-- Begin --

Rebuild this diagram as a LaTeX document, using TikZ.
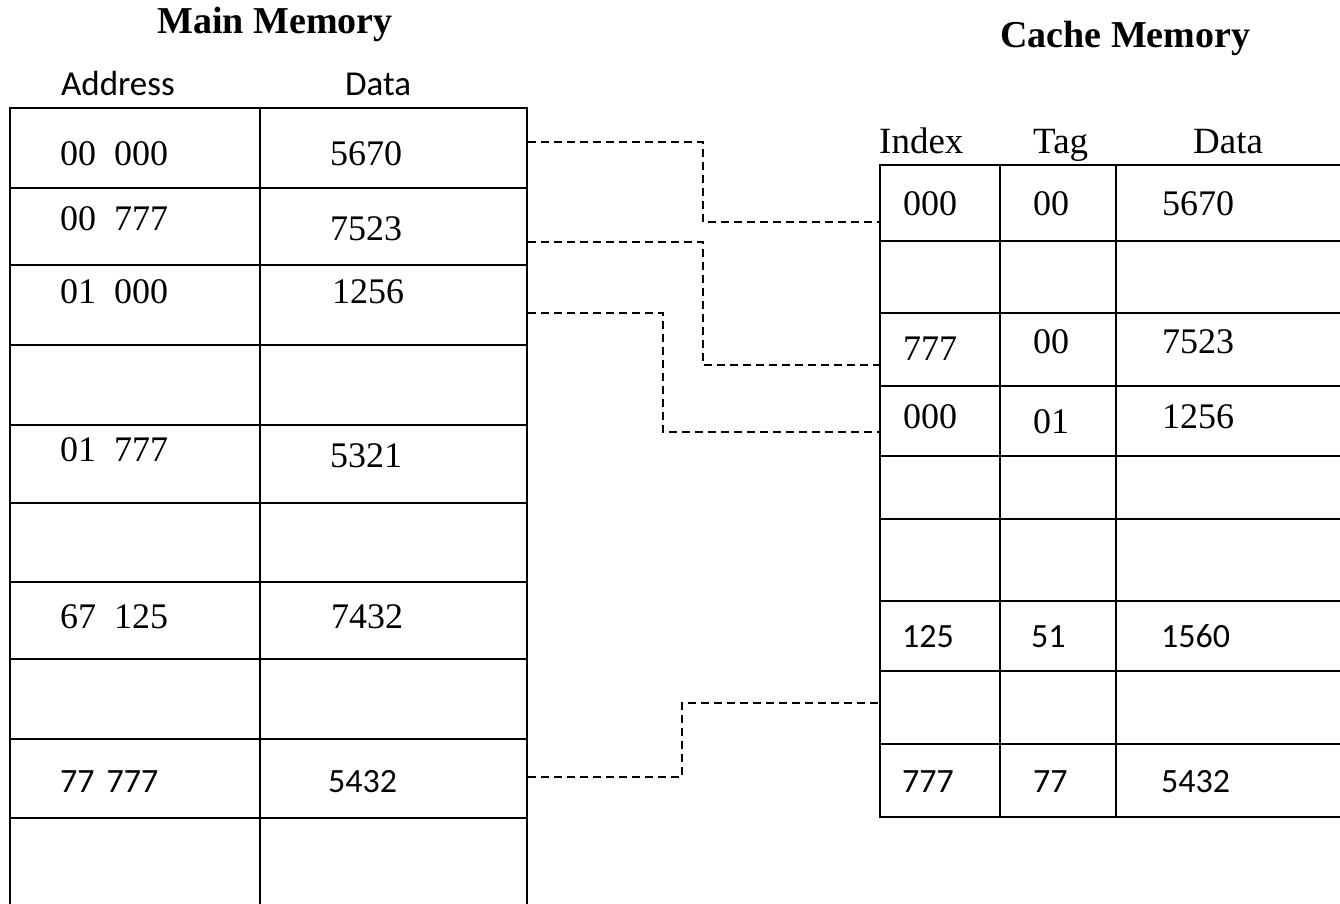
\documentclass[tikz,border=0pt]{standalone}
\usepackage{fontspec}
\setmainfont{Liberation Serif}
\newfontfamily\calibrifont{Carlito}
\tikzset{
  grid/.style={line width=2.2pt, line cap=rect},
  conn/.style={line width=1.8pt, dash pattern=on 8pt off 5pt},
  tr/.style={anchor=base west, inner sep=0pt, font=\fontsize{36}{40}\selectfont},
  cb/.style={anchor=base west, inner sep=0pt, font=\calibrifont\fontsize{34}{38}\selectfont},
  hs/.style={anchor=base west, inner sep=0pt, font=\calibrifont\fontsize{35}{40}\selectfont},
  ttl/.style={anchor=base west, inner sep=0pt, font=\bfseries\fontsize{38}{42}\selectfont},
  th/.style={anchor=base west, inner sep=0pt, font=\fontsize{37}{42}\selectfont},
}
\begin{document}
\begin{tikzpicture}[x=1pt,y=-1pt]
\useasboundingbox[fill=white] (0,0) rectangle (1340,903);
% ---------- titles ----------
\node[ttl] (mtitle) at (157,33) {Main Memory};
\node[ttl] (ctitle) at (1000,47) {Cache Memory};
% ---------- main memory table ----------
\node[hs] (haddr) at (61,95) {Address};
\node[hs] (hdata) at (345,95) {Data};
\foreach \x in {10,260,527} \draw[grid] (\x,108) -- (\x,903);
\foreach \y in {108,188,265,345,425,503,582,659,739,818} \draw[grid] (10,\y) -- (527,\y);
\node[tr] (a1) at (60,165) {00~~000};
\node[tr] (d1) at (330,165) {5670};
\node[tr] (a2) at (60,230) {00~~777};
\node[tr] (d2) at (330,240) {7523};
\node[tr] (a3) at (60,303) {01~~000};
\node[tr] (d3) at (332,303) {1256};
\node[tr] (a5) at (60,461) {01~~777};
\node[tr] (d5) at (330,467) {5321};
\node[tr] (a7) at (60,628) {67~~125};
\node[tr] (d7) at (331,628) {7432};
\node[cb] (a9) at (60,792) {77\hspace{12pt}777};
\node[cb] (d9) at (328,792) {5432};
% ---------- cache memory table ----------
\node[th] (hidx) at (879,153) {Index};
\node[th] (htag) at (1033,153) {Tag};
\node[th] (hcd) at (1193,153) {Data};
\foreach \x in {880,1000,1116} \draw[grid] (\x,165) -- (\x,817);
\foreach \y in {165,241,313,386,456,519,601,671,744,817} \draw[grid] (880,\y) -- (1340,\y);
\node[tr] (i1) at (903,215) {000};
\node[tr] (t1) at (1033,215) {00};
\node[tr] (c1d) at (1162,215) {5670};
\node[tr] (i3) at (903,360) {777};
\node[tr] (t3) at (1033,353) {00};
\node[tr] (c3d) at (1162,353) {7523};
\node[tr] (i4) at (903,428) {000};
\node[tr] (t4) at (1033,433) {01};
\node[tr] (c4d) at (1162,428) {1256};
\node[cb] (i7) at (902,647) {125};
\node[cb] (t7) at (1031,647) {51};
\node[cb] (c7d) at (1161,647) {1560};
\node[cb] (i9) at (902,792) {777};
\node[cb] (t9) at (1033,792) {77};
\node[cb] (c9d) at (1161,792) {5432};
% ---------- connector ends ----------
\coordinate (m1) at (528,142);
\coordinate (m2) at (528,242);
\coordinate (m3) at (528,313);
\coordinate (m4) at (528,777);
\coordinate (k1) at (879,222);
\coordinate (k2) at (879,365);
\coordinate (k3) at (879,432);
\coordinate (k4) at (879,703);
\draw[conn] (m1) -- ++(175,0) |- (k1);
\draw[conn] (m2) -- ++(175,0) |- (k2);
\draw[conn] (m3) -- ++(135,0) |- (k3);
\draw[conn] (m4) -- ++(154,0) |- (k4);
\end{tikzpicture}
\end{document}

-- End --

= Exercise requirements =
Retype the data above exactly; pictures are not part of the copy.

= The output =
Rebuild this diagram as a LaTeX document, using TikZ.
\documentclass[tikz,border=0pt]{standalone}
\usepackage{fontspec}
\setmainfont{Liberation Serif}
\newfontfamily\calibrifont{Carlito}
\tikzset{
  grid/.style={line width=2.2pt, line cap=rect},
  conn/.style={line width=1.8pt, dash pattern=on 8pt off 5pt},
  tr/.style={anchor=base west, inner sep=0pt, font=\fontsize{36}{40}\selectfont},
  cb/.style={anchor=base west, inner sep=0pt, font=\calibrifont\fontsize{34}{38}\selectfont},
  hs/.style={anchor=base west, inner sep=0pt, font=\calibrifont\fontsize{35}{40}\selectfont},
  ttl/.style={anchor=base west, inner sep=0pt, font=\bfseries\fontsize{38}{42}\selectfont},
  th/.style={anchor=base west, inner sep=0pt, font=\fontsize{37}{42}\selectfont},
}
\begin{document}
\begin{tikzpicture}[x=1pt,y=-1pt]
\useasboundingbox[fill=white] (0,0) rectangle (1340,903);
% ---------- titles ----------
\node[ttl] (mtitle) at (157,33) {Main Memory};
\node[ttl] (ctitle) at (1000,47) {Cache Memory};
% ---------- main memory table ----------
\node[hs] (haddr) at (61,95) {Address};
\node[hs] (hdata) at (345,95) {Data};
\foreach \x in {10,260,527} \draw[grid] (\x,108) -- (\x,903);
\foreach \y in {108,188,265,345,425,503,582,659,739,818} \draw[grid] (10,\y) -- (527,\y);
\node[tr] (a1) at (60,165) {00~~000};
\node[tr] (d1) at (330,165) {5670};
\node[tr] (a2) at (60,230) {00~~777};
\node[tr] (d2) at (330,240) {7523};
\node[tr] (a3) at (60,303) {01~~000};
\node[tr] (d3) at (332,303) {1256};
\node[tr] (a5) at (60,461) {01~~777};
\node[tr] (d5) at (330,467) {5321};
\node[tr] (a7) at (60,628) {67~~125};
\node[tr] (d7) at (331,628) {7432};
\node[cb] (a9) at (60,792) {77\hspace{12pt}777};
\node[cb] (d9) at (328,792) {5432};
% ---------- cache memory table ----------
\node[th] (hidx) at (879,153) {Index};
\node[th] (htag) at (1033,153) {Tag};
\node[th] (hcd) at (1193,153) {Data};
\foreach \x in {880,1000,1116} \draw[grid] (\x,165) -- (\x,817);
\foreach \y in {165,241,313,386,456,519,601,671,744,817} \draw[grid] (880,\y) -- (1340,\y);
\node[tr] (i1) at (903,215) {000};
\node[tr] (t1) at (1033,215) {00};
\node[tr] (c1d) at (1162,215) {5670};
\node[tr] (i3) at (903,360) {777};
\node[tr] (t3) at (1033,353) {00};
\node[tr] (c3d) at (1162,353) {7523};
\node[tr] (i4) at (903,428) {000};
\node[tr] (t4) at (1033,433) {01};
\node[tr] (c4d) at (1162,428) {1256};
\node[cb] (i7) at (902,647) {125};
\node[cb] (t7) at (1031,647) {51};
\node[cb] (c7d) at (1161,647) {1560};
\node[cb] (i9) at (902,792) {777};
\node[cb] (t9) at (1033,792) {77};
\node[cb] (c9d) at (1161,792) {5432};
% ---------- connector ends ----------
\coordinate (m1) at (528,142);
\coordinate (m2) at (528,242);
\coordinate (m3) at (528,313);
\coordinate (m4) at (528,777);
\coordinate (k1) at (879,222);
\coordinate (k2) at (879,365);
\coordinate (k3) at (879,432);
\coordinate (k4) at (879,703);
\draw[conn] (m1) -- ++(175,0) |- (k1);
\draw[conn] (m2) -- ++(175,0) |- (k2);
\draw[conn] (m3) -- ++(135,0) |- (k3);
\draw[conn] (m4) -- ++(154,0) |- (k4);
\end{tikzpicture}
\end{document}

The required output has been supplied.